Objective. Without including any images, repeat the data exactly.

#### Data extract ####

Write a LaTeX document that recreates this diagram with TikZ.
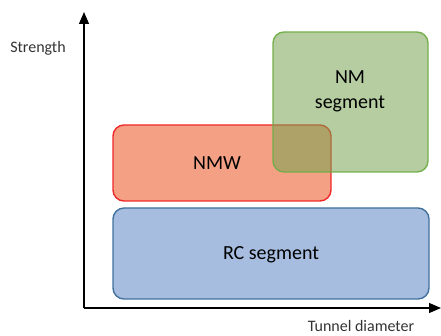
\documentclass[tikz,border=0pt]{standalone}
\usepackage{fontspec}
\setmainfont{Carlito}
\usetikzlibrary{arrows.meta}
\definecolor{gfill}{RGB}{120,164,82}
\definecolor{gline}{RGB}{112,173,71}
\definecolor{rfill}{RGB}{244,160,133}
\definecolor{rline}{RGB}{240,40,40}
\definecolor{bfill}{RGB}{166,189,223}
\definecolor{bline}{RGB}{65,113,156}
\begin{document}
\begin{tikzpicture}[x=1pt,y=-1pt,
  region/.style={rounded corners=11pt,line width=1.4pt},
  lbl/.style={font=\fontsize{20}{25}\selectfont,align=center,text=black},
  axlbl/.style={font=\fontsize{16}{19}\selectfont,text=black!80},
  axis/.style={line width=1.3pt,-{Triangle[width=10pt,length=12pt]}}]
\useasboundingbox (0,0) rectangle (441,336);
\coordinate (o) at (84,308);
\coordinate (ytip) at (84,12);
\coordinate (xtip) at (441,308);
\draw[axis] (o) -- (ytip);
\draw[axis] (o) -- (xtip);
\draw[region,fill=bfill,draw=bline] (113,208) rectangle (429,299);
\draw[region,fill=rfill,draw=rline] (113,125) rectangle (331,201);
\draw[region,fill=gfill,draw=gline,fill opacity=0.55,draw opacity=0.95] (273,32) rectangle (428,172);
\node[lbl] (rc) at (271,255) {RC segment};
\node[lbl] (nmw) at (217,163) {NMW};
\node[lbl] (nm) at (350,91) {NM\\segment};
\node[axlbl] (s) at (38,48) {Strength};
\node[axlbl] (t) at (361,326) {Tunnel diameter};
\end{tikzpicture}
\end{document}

####

Solved exercise.
Write a LaTeX document that recreates this diagram with TikZ.
\documentclass[tikz,border=0pt]{standalone}
\usepackage{fontspec}
\setmainfont{Carlito}
\usetikzlibrary{arrows.meta}
\definecolor{gfill}{RGB}{120,164,82}
\definecolor{gline}{RGB}{112,173,71}
\definecolor{rfill}{RGB}{244,160,133}
\definecolor{rline}{RGB}{240,40,40}
\definecolor{bfill}{RGB}{166,189,223}
\definecolor{bline}{RGB}{65,113,156}
\begin{document}
\begin{tikzpicture}[x=1pt,y=-1pt,
  region/.style={rounded corners=11pt,line width=1.4pt},
  lbl/.style={font=\fontsize{20}{25}\selectfont,align=center,text=black},
  axlbl/.style={font=\fontsize{16}{19}\selectfont,text=black!80},
  axis/.style={line width=1.3pt,-{Triangle[width=10pt,length=12pt]}}]
\useasboundingbox (0,0) rectangle (441,336);
\coordinate (o) at (84,308);
\coordinate (ytip) at (84,12);
\coordinate (xtip) at (441,308);
\draw[axis] (o) -- (ytip);
\draw[axis] (o) -- (xtip);
\draw[region,fill=bfill,draw=bline] (113,208) rectangle (429,299);
\draw[region,fill=rfill,draw=rline] (113,125) rectangle (331,201);
\draw[region,fill=gfill,draw=gline,fill opacity=0.55,draw opacity=0.95] (273,32) rectangle (428,172);
\node[lbl] (rc) at (271,255) {RC segment};
\node[lbl] (nmw) at (217,163) {NMW};
\node[lbl] (nm) at (350,91) {NM\\segment};
\node[axlbl] (s) at (38,48) {Strength};
\node[axlbl] (t) at (361,326) {Tunnel diameter};
\end{tikzpicture}
\end{document}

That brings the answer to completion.